Welcome to March! So far this year we have explored two core concepts of early childhood development: 'You are Your Child’s First and Most Important Teacher' (January) and 'Play: The Work of Children' (February). As we move into March, we will be looking at 'Science and Early Childhood,' a core concept that covers brain development and its importance in a child's journey to successful adulthood.


Roughly 90% of the brain is developed by the age of five, which is why the early years are so crucial and why this month's core concept is so important to Norwood. Throughout the month, we will be exploring science and early childhood through five main topics:


Serve and Return

From infancy, you begin helping your child build a big strong brain with the seemingly simple concept of ‘serve and return.’ Serve and return is like a tennis match: when your baby cries, they are serving; when you respond by cooing or picking them up, you are returning their serve. Speaking back and forth with your child, mimicking their sounds, answering their questions, and making eye contact with them help build neural connections in their brains.
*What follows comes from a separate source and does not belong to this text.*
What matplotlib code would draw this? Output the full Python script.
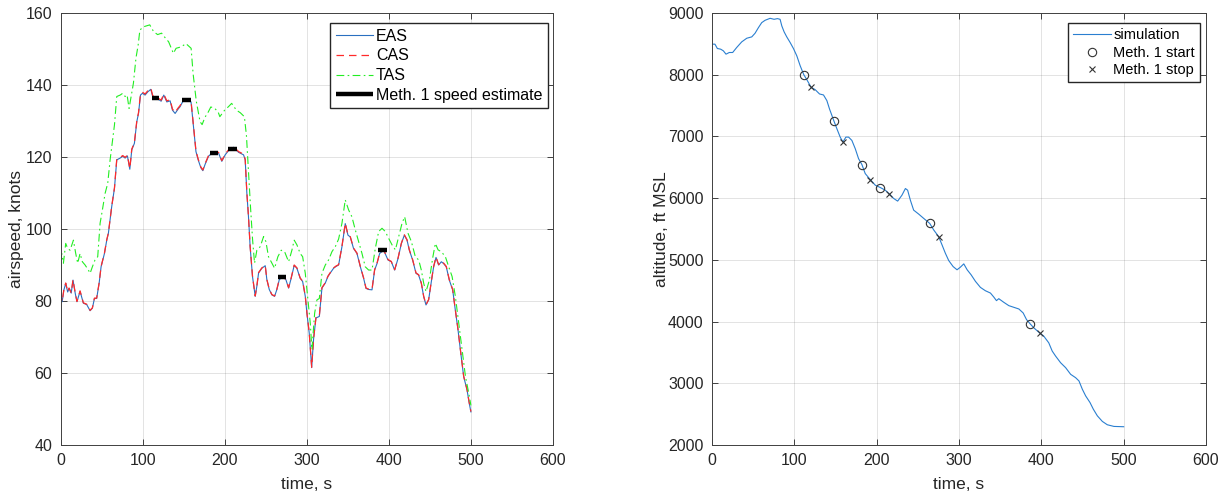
import matplotlib
matplotlib.use('Agg')
import matplotlib.pyplot as plt

plt.rcParams['font.family'] = ['Liberation Sans', 'DejaVu Sans']

# airspeed readings, knots (EAS and CAS share the same time samples)
t_eas = [0, 2, 4, 6.3, 8.7, 10.4, 13, 15.2, 18, 20,
         23.8, 27.8, 31.9, 36, 38.8, 41.3, 44, 47, 49.4, 53.5,
         56.3, 58.3, 62.4, 65.7, 68.5, 72.6, 75.8, 78.7, 81.5, 84.4,
         86.8, 90, 92.9, 95, 97.4, 99.8, 103, 106.3, 110, 112.4,
         117.3, 122.6, 125.8, 129.5, 133.5, 136.4, 139.6, 142.9, 145.7, 149.8,
         155.9, 159, 162, 165, 168, 171, 173.4, 176.2, 180.3, 184.4,
         188, 192.5, 196.5, 200.6, 204.7, 210.7, 216.9, 223, 225, 227,
         229, 231, 233.9, 237.2, 239.2, 241.3, 245.3, 249.4, 251.4, 254.3,
         257.5, 260.8, 263.6, 266.5, 270.5, 274.6, 277.9, 281, 284.7, 288,
         292, 295, 298.2, 300.2, 303, 306, 308.3, 311.2, 315.3, 318.5,
         322.6, 325.8, 328.7, 332.7, 335.6, 338.8, 342.9, 346.9, 350.2, 353,
         357, 361.2, 365.3, 369.3, 372.2, 375.4, 379.5, 382.7, 385.6, 388.8,
         393.7, 399, 403, 407.1, 411.2, 415.2, 418.9, 422.2, 425, 429,
         433.1, 436.3, 439.6, 442.5, 445.3, 448.5, 451.8, 454.6, 457.5, 460.7,
         464, 466.8, 470, 473.7, 477.8, 481, 484.3, 487.2, 491.2, 495.3,
         498, 500]
eas = [82.1, 79.8, 83.0, 84.9, 82.5, 83.5, 82.2, 85.8, 82.0, 79.8,
       82.7, 79.4, 79.0, 77.3, 78.0, 80.7, 80.7, 84.9, 89.5, 93.2,
       96.9, 98.8, 106.3, 111.3, 119.2, 119.7, 120.2, 119.7, 120.3, 116.6,
       122.0, 123.8, 129.8, 132.1, 137.2, 137.7, 137.2, 138.1, 138.8, 136.7,
       136.3, 135.5, 137.2, 135.3, 135.6, 133.0, 132.1, 133.2, 134.0, 135.8,
       135.8, 135.3, 128.4, 121.5, 119.0, 117.0, 116.2, 118.0, 120.2, 121.1,
       121.1, 121.1, 118.8, 120.6, 121.8, 122.7, 121.3, 120.6, 119.2, 110.0,
       103.4, 95.1, 86.8, 81.3, 84.1, 87.8, 89.1, 89.8, 85.9, 83.2,
       81.7, 81.3, 83.2, 85.9, 86.8, 85.9, 83.6, 86.3, 89.9, 89.1,
       86.3, 85.4, 81.3, 76.6, 71.1, 61.5, 69.4, 75.3, 75.7, 83.6,
       85.0, 86.8, 87.8, 89.1, 89.6, 90.0, 95.1, 101.5, 98.3, 97.8,
       94.6, 93.2, 89.5, 86.3, 83.5, 83.2, 83.1, 88.6, 90.4, 93.2,
       94.1, 91.4, 90.9, 88.6, 91.8, 95.9, 98.3, 96.9, 94.1, 91.4,
       87.7, 87.2, 84.9, 81.2, 78.9, 80.3, 85.4, 89.5, 92.1, 90.0,
       90.9, 90.4, 89.5, 85.8, 83.1, 77.5, 72.0, 66.4, 59.0, 55.3,
       51.6, 49.2]
cas = [82.2, 79.9, 83.1, 85.0, 82.6, 83.6, 82.3, 85.9, 82.1, 79.9,
       82.8, 79.5, 79.1, 77.4, 78.1, 80.8, 80.8, 85.0, 89.6, 93.3,
       97.0, 98.9, 106.4, 111.4, 119.4, 119.9, 120.4, 119.9, 120.5, 116.8,
       122.2, 124.0, 130.0, 132.3, 137.5, 138.0, 137.5, 138.4, 139.1, 137.0,
       136.6, 135.8, 137.5, 135.6, 135.9, 133.3, 132.4, 133.5, 134.3, 136.1,
       136.1, 135.6, 128.6, 121.7, 119.2, 117.2, 116.4, 118.2, 120.4, 121.3,
       121.3, 121.3, 119.0, 120.8, 122.0, 122.9, 121.5, 120.8, 119.4, 110.2,
       103.5, 95.2, 86.9, 81.4, 84.2, 87.9, 89.2, 89.9, 86.0, 83.3,
       81.8, 81.4, 83.3, 86.0, 86.9, 86.0, 83.7, 86.4, 90.0, 89.2,
       86.4, 85.5, 81.4, 76.7, 71.2, 61.6, 69.5, 75.4, 75.8, 83.7,
       85.1, 86.9, 87.9, 89.2, 89.7, 90.1, 95.2, 101.6, 98.4, 97.9,
       94.7, 93.3, 89.6, 86.4, 83.6, 83.3, 83.2, 88.7, 90.5, 93.3,
       94.2, 91.5, 91.0, 88.7, 91.9, 96.0, 98.4, 97.0, 94.2, 91.5,
       87.8, 87.3, 85.0, 81.3, 79.0, 80.4, 85.5, 89.6, 92.2, 90.1,
       91.0, 90.5, 89.6, 85.9, 83.2, 77.6, 72.1, 66.5, 59.1, 55.4,
       51.7, 49.3]

t_tas = [0, 1.4, 3.5, 6.3, 8.7, 11.6, 15.7, 18.5, 20.9, 23.8,
         26.6, 29.9, 33.9, 36, 38.8, 42, 45.3, 48.2, 51, 54.3,
         57.5, 60.4, 62.4, 65.7, 68.5, 72.6, 75.8, 78.7, 81.1, 83.5,
         86, 88.8, 91.9, 94.5, 96.7, 101.5, 108.7, 113.5, 118.3, 123.1,
         127.9, 131.7, 137.5, 140.8, 147.1, 152.8, 159.1, 161.5, 165.4, 170,
         172.5, 175.9, 180, 183.1, 187.9, 192, 194.1, 199.9, 204.7, 208.5,
         214.3, 219, 224, 226.5, 229, 231.5, 234, 236.4, 239.2, 243.3,
         247.4, 250.2, 253.4, 257.5, 260.8, 264.8, 268.9, 273, 277.9, 281.9,
         284.7, 288, 292, 295, 298.2, 301.4, 304.3, 306.3, 309.6, 312.4,
         315.3, 318.5, 322.6, 326.6, 330.7, 334.8, 338.8, 342.9, 346.9, 351,
         355, 359.1, 363.2, 367.3, 371.3, 375.4, 379.5, 383.5, 387.6, 391.7,
         395.7, 399.8, 403.9, 408, 412, 416.1, 419.3, 423.4, 427.5, 432.3,
         436.4, 439.6, 442.5, 445.3, 449.4, 453.4, 456.7, 460, 464, 468.9,
         473, 477.1, 481.1, 485.2, 489.3, 493.4, 497.4, 500]
tas = [91.4, 93.2, 90.5, 96.0, 94.6, 94.1, 96.9, 93.2, 90.5, 93.2,
       90.9, 90.0, 88.6, 87.7, 89.5, 91.4, 92.3, 101.6, 105.3, 109.9,
       112.7, 119.2, 122.9, 128.9, 136.8, 137.2, 137.7, 136.8, 137.2, 133.5,
       136.8, 140.5, 147.5, 151.0, 155.3, 156.2, 156.7, 154.8, 154.0, 154.4,
       153.0, 152.0, 148.8, 150.2, 150.6, 151.5, 150.2, 143.2, 135.5, 129.8,
       129.0, 131.0, 132.5, 133.9, 133.5, 132.5, 131.2, 133.0, 134.0, 134.9,
       133.0, 132.3, 131.2, 126.0, 116.0, 106.0, 97.0, 90.5, 94.1, 95.1,
       97.9, 96.5, 92.3, 90.5, 89.1, 92.3, 94.1, 93.7, 90.9, 94.1,
       96.9, 95.6, 93.2, 92.3, 87.7, 80.3, 73.8, 66.5, 76.6, 80.3,
       80.7, 87.7, 90.0, 91.4, 93.7, 95.1, 97.2, 101.6, 108.1, 105.3,
       103.4, 99.8, 96.5, 93.2, 89.5, 88.6, 88.6, 94.6, 99.3, 100.2,
       99.3, 97.4, 95.6, 94.2, 97.9, 101.6, 103.4, 98.8, 96.5, 92.3,
       91.4, 88.6, 84.9, 82.6, 85.8, 91.9, 96.0, 94.2, 93.7, 92.3,
       89.5, 86.8, 81.2, 73.8, 66.4, 59.0, 54.4, 51.0]

# altitude readings, ft MSL
t_alt = [0, 3.6, 6.5, 10.5, 13.8, 17, 21, 25.1, 30, 36.1,
         42.2, 48.3, 52.3, 56.4, 60.4, 64.5, 70.6, 75.4, 79.5, 82.7,
         84.8, 87.6, 90.8, 94.9, 98.9, 103, 107.1, 111.5, 115.2, 120.4,
         125.3, 130.6, 135.4, 139.5, 142.7, 148, 151.7, 155.7, 159, 162.6,
         165.9, 169.9, 174, 178, 182.1, 186.1, 192.2, 198.3, 204.4, 210.5,
         214.9, 220.6, 225.5, 230.7, 234.9, 237.6, 240.9, 244.9, 251, 257.1,
         264.4, 269.3, 275.3, 279.4, 283.4, 287.5, 292.8, 297.6, 301.7, 305.8,
         309.9, 314.7, 320, 326, 332, 338.2, 342.2, 345.5, 348.3, 354.4,
         360.5, 366.6, 372.7, 377.9, 382, 386.5, 390.9, 397.8, 403, 409,
         413.2, 417.3, 423.4, 429.5, 435.6, 441.6, 445.7, 449.8, 453.8, 459.1,
         463.1, 468, 474.1, 480.1, 488.2, 500]
alt = [8495, 8495, 8425, 8414, 8387, 8333, 8360, 8360, 8441, 8532,
       8591, 8613, 8672, 8763, 8844, 8882, 8914, 8898, 8909, 8898,
       8790, 8694, 8613, 8522, 8425, 8306, 8145, 8000, 7919, 7796,
       7758, 7688, 7672, 7581, 7446, 7253, 7124, 6989, 6909, 6989,
       6989, 6935, 6801, 6640, 6543, 6398, 6301, 6210, 6172, 6129,
       6075, 5995, 5952, 6048, 6156, 6129, 5968, 5806, 5742, 5672,
       5591, 5484, 5376, 5242, 5108, 4989, 4892, 4839, 4882, 4935,
       4839, 4758, 4651, 4554, 4500, 4462, 4398, 4339, 4371, 4312,
       4258, 4231, 4204, 4140, 4032, 3962, 3898, 3817, 3763, 3656,
       3522, 3441, 3333, 3253, 3145, 3091, 3038, 2903, 2796, 2688,
       2581, 2473, 2382, 2328, 2301, 2296]

# method 1 windows
m1_start_t = [111.5, 148, 182.1, 204.4, 264.4, 386.5]
m1_start_alt = [8000, 7253, 6543, 6172, 5591, 3962]
m1_stop_t = [120.4, 159, 192.2, 214.9, 275.3, 397.8]
m1_stop_alt = [7796, 6909, 6301, 6075, 5376, 3817]
m1_speed = [136.3, 135.7, 121.1, 122.3, 86.7, 94.1]

text_col = '#262626'
fig = plt.figure(figsize=(12.28, 5.0), dpi=100)
ax1 = fig.add_axes([0.0493, 0.11, 0.401, 0.864])
ax2 = fig.add_axes([0.5798, 0.11, 0.4023, 0.864])

# airspeed plot
ax1.plot(t_eas, eas, color='#2a6fc0', lw=0.8, label='EAS')
ax1.plot(t_eas, cas, color='#ff2a2a', lw=0.9, dashes=(6, 4), label='CAS')
ax1.plot(t_tas, tas, color='#22ee22', lw=0.8, dashes=(7, 3, 1.5, 3), label='TAS')
for i in range(len(m1_speed)):
    ax1.plot([m1_start_t[i], m1_stop_t[i]], [m1_speed[i], m1_speed[i]], color='black',
             lw=3.2, solid_capstyle='butt', label='Meth. 1 speed estimate' if i == 0 else None)
ax1.set_xlim(0, 600)
ax1.set_ylim(40, 160)
ax1.set_xticks(range(0, 601, 100))
ax1.set_yticks(range(40, 161, 20))
ax1.set_xlabel('time, s', fontsize=12.5, color=text_col, labelpad=6)
ax1.set_ylabel('airspeed, knots', fontsize=12.5, color=text_col, labelpad=1)
ax1.legend(loc='upper right', bbox_to_anchor=(0.99, 0.977), borderaxespad=0, fontsize=11.5,
           fancybox=False, edgecolor=text_col, framealpha=1, handlelength=2.3,
           handletextpad=0.2, borderpad=0.35, labelspacing=0.3)

# altitude plot
ax2.plot(t_alt, alt, color='#2a7fd0', lw=0.8, label='simulation')
ax2.plot(m1_start_t, m1_start_alt, 'o', mfc='none', mec='#333333', ms=6, mew=0.8,
         label='Meth. 1 start')
ax2.plot(m1_stop_t, m1_stop_alt, 'x', color='#333333', ms=4.5, mew=0.8, label='Meth. 1 stop')
ax2.set_xlim(0, 600)
ax2.set_ylim(2000, 9000)
ax2.set_xticks(range(0, 601, 100))
ax2.set_yticks(range(2000, 9001, 1000))
ax2.set_xlabel('time, s', fontsize=12.5, color=text_col, labelpad=6)
ax2.set_ylabel('altitude, ft MSL', fontsize=12.5, color=text_col, labelpad=-1)
ax2.legend(loc='upper right', bbox_to_anchor=(0.988, 0.977), borderaxespad=0, fontsize=10.5,
           fancybox=False, edgecolor=text_col, framealpha=1, handlelength=2.6,
           handletextpad=0.15, borderpad=0.35, labelspacing=0.25)

for ax in (ax1, ax2):
    ax.grid(True, color=text_col, alpha=0.15, lw=0.6)
    ax.set_axisbelow(True)
    ax.tick_params(direction='in', top=True, right=True, length=4, width=0.6,
                   color=text_col, labelcolor=text_col, labelsize=11.5, pad=6)
    for s in ax.spines.values():
        s.set_color('#404040')
        s.set_linewidth(0.7)

fig.savefig('out.png', dpi=100)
Executive Function and Self-Regulation

Executive function is the ability to focus, pay attention, remember instructions, and practice self-control-all at the same time! You might think of an air traffic controller, sending all the different planes (or thoughts) to where they need to be. Self-regulation is being able to process and control emotions. Caregiver modeling is very important for children to learn how to self-regulate.


Resilience

Resilience is the ability to ‘bounce back’ from challenges. For example, if your child is stacking blocks and the blocks all fall, resilience tells them that the tower can be built again. If your child pours their own drink and it spills, resilience helps them take action to clean it up and pour again.


Toxic Stress

Toxic stress is just what it sounds like: stress that is a challenge for a child to handle, such as lack of nutritious food, witnessing violence, or experiencing neglect. Toxic stress prevents the brain from making connections. But the good news is that having a supportive and responsive caregiver (like you) can make toxic stress tolerable.


Early Experiences and Brain Architecture

Every single experience your child has, whether it be positive or negative, has an impact on their developing brain. Think of early experiences as the foundation of a house. Positive experiences create a strong foundation for a house to be built on. Negative experiences and toxic stress make the foundation weaker.